Non-Profits
Non Profit Organizations.
How Formed? May be a charitable trust or non profit corporation; the corporate form is usually preferred due to the
well-established body of law and the limitation from personal liability which it affords. In California, private foundations and
public charities are typically formed under the Nonprofit Public Benefit Corporation Law. Articles of incorporation must
provide certain statements, including the fact that it is a nonprofit public benefit corporation. In addition to the usual state
corporate filings, an Application for Recognition of Exemption (Form 1023) must be made to the Internal Revenue Service; a
similar form (Form 3500) needs to be filed with the Franchise Tax Board. Once recognized as exempt, any tax paid upon the
filing of the articles of incorporation will be refunded.

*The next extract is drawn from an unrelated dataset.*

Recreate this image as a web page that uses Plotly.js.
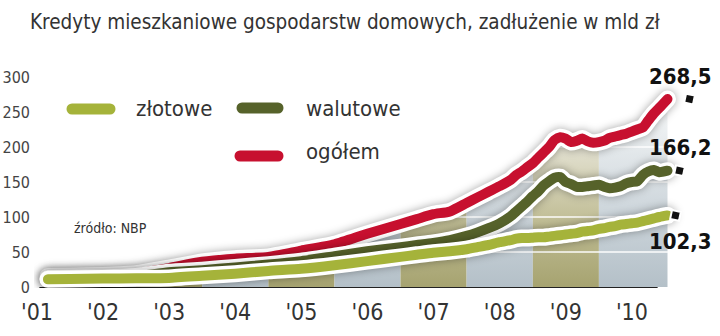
<!DOCTYPE html>
<html><head><meta charset="utf-8">
<script src="https://cdn.plot.ly/plotly-3.0.1.min.js"></script>
<style>
html,body{margin:0;padding:0;background:#fff;}
#chart{width:720px;height:336px;}
svg text{font-stretch:condensed !important;}
.scatterlayer .js-line{stroke-linecap:round;stroke-linejoin:round;}
.shapelayer path{stroke-linecap:round;}
</style></head><body><div id="chart"></div>
<script>
// ---- data ----
const dates = ['2001-09','2002-01','2002-07','2003-01','2003-07','2004-01','2004-07','2005-01','2005-07','2006-01','2006-07','2007-01','2007-04','2007-07','2007-10','2008-01','2008-03','2008-05','2008-07','2008-09','2008-10','2008-11','2008-12','2009-01','2009-02','2009-03','2009-04','2009-05','2009-06','2009-07','2009-08','2009-09','2009-10','2009-11','2009-12','2010-01','2010-02','2010-03','2010-04','2010-05','2010-06','2010-07','2010-08','2010-09','2010-10','2010-11','2010-12','2011-01-15'];
const zlotowe  = [11,11.5,12,12.5,13,16,19,23,26,31,37,43,46,49,51,54,57,60,64,67,69,70,70,70.5,71,71,72,73,74,75,76,77,79,80,81,83,84,86,87,89,90,91,92,94,96,98,100,102.3];
const walutowe = [12,12.5,13,15,21,24,28,32,37,44,51,57,60,63,67,73,78,84,91,101,108,115,122,130,137,145,151,156,157,150,147,143,143,144,145,146,143,141,142,144,148,150,151,160,165,167,164,166.2];
const ogolem   = [15,15.5,16.5,19,27,36,40.5,43,52,61,76,90,97,104,108,120,128,136,144,153,160,165,171,177,185,192,200,210,214,212,207,209,212,208,206,207,209,213,215,217,219,222,225,228,238,248,256,268.5];
const seriesNames = ['złotowe','walutowe','ogółem'];
const years = [2001,2002,2003,2004,2005,2006,2007,2008,2009,2010];
const xTickText = years.map(y => "'" + String(y).slice(2));
const yTickVals = [0,50,100,150,200,250,300];
const titleText = 'Kredyty mieszkaniowe gospodarstw domowych, zadłużenie w mld zł';
const sourceText = 'źródło: NBP';

// ---- styles / geometry ----
const FONT = '"Liberation Sans Narrow", "DejaVu Sans Condensed", "Noto Sans", sans-serif';
const colors = {zl:'#a5b33a', wa:'#56622a', og:'#c7102f'};
const L=34, R=700, T=63, B=288, W=R-L, H=B-T;
const pxPerYear = 66.1, px0 = 37, t0 = 2001.5;
const px2x = p => (p-L)/W;
const py2y = p => (B-p)/H;
function ms(d){ return Date.parse(d.length===7 ? d+'-01T00:00:00Z' : d+'T00:00:00Z'); }
function decToDate(d){ const y=Math.floor(d); const a=Date.UTC(y,0,1), b=Date.UTC(y+1,0,1);
  return new Date(a+(d-y)*(b-a)).toISOString().slice(0,19).replace('T',' '); }
function msToStr(m){ return new Date(m).toISOString().slice(0,19).replace('T',' '); }
const xRange = [decToDate(t0+(L-px0)/pxPerYear), decToDate(t0+(R-px0)/pxPerYear)];
const yRange = [-(288-287)/0.7, 320];

const traces = [];
const olive = [[0,'rgb(166,163,112)'],[0.35,'rgb(193,190,150)'],[0.7,'rgb(224,222,204)'],[1,'rgb(250,250,247)']];
const grey  = [[0,'rgb(180,192,200)'],[0.35,'rgb(202,211,217)'],[0.7,'rgb(226,231,234)'],[1,'rgb(250,251,251)']];
years.forEach((y,k) => {
  const s = ms(`${y}-01`), e = (k===years.length-1) ? ms(dates[dates.length-1]) : ms(`${y+1}-01`);
  const xs=[], ys=[];
  dates.forEach((d,i) => { const m=ms(d); if (m>=s && m<=e) { xs.push(d.length===7?d+'-01':d); ys.push(ogolem[i]); } });
  traces.push({x:xs, y:ys, mode:'lines', line:{width:0}, fill:'tozeroy',
    fillgradient:{type:'vertical', start:0, stop:272, colorscale: (y%2===1)?olive:grey},
    hoverinfo:'skip', showlegend:false});
});
yTickVals.filter(v => v>0 && v<300).forEach(v => {
  traces.push({x:[dates[0], dates[dates.length-1]], y:[v,v], mode:'lines',
    line:{color:'rgba(255,255,255,0.95)', width:1.3}, hoverinfo:'skip', showlegend:false});
});
const series = [[ogolem, colors.og, 'ogółem'], [walutowe, colors.wa, 'walutowe'], [zlotowe, colors.zl, 'złotowe']];
const xd = dates.map(d => d.length===7 ? d+'-01' : d);
series.forEach(([vals, col, nm]) => {
  traces.push({x:xd, y:vals, mode:'lines', line:{color:'#ffffff', width:17, shape:'spline', smoothing:0.6}, hoverinfo:'skip', showlegend:false});
  traces.push({x:xd, y:vals, mode:'lines', line:{color:col, width:10, shape:'spline', smoothing:0.6}, name:nm, showlegend:false});
});
const lastMs = ms(dates[dates.length-1]);
const markerShiftPx = [22, 12, 8];
const lastVals = series.map(s => s[0][s[0].length-1]);
traces.push({x: markerShiftPx.map(p => msToStr(lastMs + p/pxPerYear*365.25*864e5)), y:lastVals, mode:'markers',
  marker:{symbol:'square', size:9, color:'#111', angle:12, line:{color:'#fff', width:2}}, hoverinfo:'skip', showlegend:false});

const annotations = [];
const labelShiftY = [23, 23.5, -26.5];
series.forEach(([vals], i) => {
  const v = vals[vals.length-1];
  annotations.push({x: xd[xd.length-1], y: v, xref:'x', yref:'y', xshift: 13, yshift: labelShiftY[i],
    text: v.toFixed(1).replace('.', ','), showarrow:false, xanchor:'center', yanchor:'middle',
    font:{family:FONT, size:22, weight:700, color:'#111'}});
});
const legendItems = [
  {name: seriesNames[0], col: colors.zl, sx0: 72, sx1: 110, sy: 109, tx: 134, ty: 108},
  {name: seriesNames[1], col: colors.wa, sx0: 242, sx1: 278, sy: 108, tx: 304, ty: 108},
  {name: seriesNames[2], col: colors.og, sx0: 240, sx1: 278, sy: 156, tx: 304, ty: 151}
];
const shapes = [];
legendItems.forEach(it => {
  shapes.push({type:'line', xref:'paper', yref:'paper', x0:px2x(it.sx0), x1:px2x(it.sx1), y0:py2y(it.sy), y1:py2y(it.sy),
    line:{color:it.col, width:11}, layer:'above'});
  annotations.push({xref:'paper', yref:'paper', x:px2x(it.tx), y:py2y(it.ty), xanchor:'left', yanchor:'middle',
    text: it.name, showarrow:false, font:{family:FONT, size:22, weight:400, color:'#333'}});
});
annotations.push({xref:'paper', yref:'paper', x:px2x(72), y:py2y(228), xanchor:'left', yanchor:'middle',
  text: sourceText, showarrow:false, font:{family:FONT, size:14, weight:400, color:'#333'}});
shapes.push({type:'line', xref:'paper', yref:'y', x0:px2x(40), x1:px2x(657), y0:-1.3, y1:-1.3, line:{color:'#222', width:1.6}, layer:'below'});

const layout = {
  width:720, height:336, margin:{l:L, r:720-R, t:T, b:336-B, pad:0},
  paper_bgcolor:'#fff', plot_bgcolor:'rgba(0,0,0,0)',
  title:{text:titleText, xref:'container', yref:'container', x:30/720, xanchor:'left', y:1-22/336, yanchor:'middle',
    font:{family:FONT, size:20.5, weight:400, color:'#333'}},
  xaxis:{type:'date', range:xRange, tickvals: years.map(y => decToDate(y+0.5)), ticktext:xTickText, showgrid:false,
    zeroline:false, showline:false, ticks:'', ticklabelstandoff:8, automargin:false,
    tickfont:{family:FONT, size:23, weight:400, color:'#333'}},
  yaxis:{range:yRange, tickvals:yTickVals, showgrid:false, zeroline:false, showline:false, ticks:'', automargin:false,
    ticklabelstandoff:3, tickfont:{family:FONT, size:16, weight:400, color:'#444'}},
  showlegend:false, shapes, annotations
};
Plotly.newPlot('chart', traces, layout, {staticPlot:true, displayModeBar:false}).then(() => {
  const groups = document.querySelectorAll('.scatterlayer .trace');
  const base = years.length + yTickVals.filter(v => v>0 && v<300).length;
  [0,2,4].forEach(k => { const g = groups[base+k]; if (g) g.style.filter = 'drop-shadow(0px 0px 4px rgba(0,0,0,0.35))'; });
});
</script></body></html>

Compensation. Families may wish to set up a private foundation for philanthropy while at the same time employing their
children. Federal tax law does not prohibit the payment of reasonable compensation to related parties ("disqualified persons") to
accomplish exempt purposes. However, under California law not more than 49% of the corporation's board of directors may be
paid employees or independent contractors or any brother, sister, ancestor, descendant, brother-in-law, sister-in-law, son-in-law,
daughter-in-law, mother-in-law, or father-in-law of any such person.
Taxation: Separate body of tax law applies (beyond the scope of this topic). Significant differences in reporting requirements
and taxation among private foundations, private operating foundations, and public charities. Separate tax on unrelated business
income. Cannot be formed or operated such that there is "private inurement" to any individual. There are also restrictions on the
political activities of these organizations.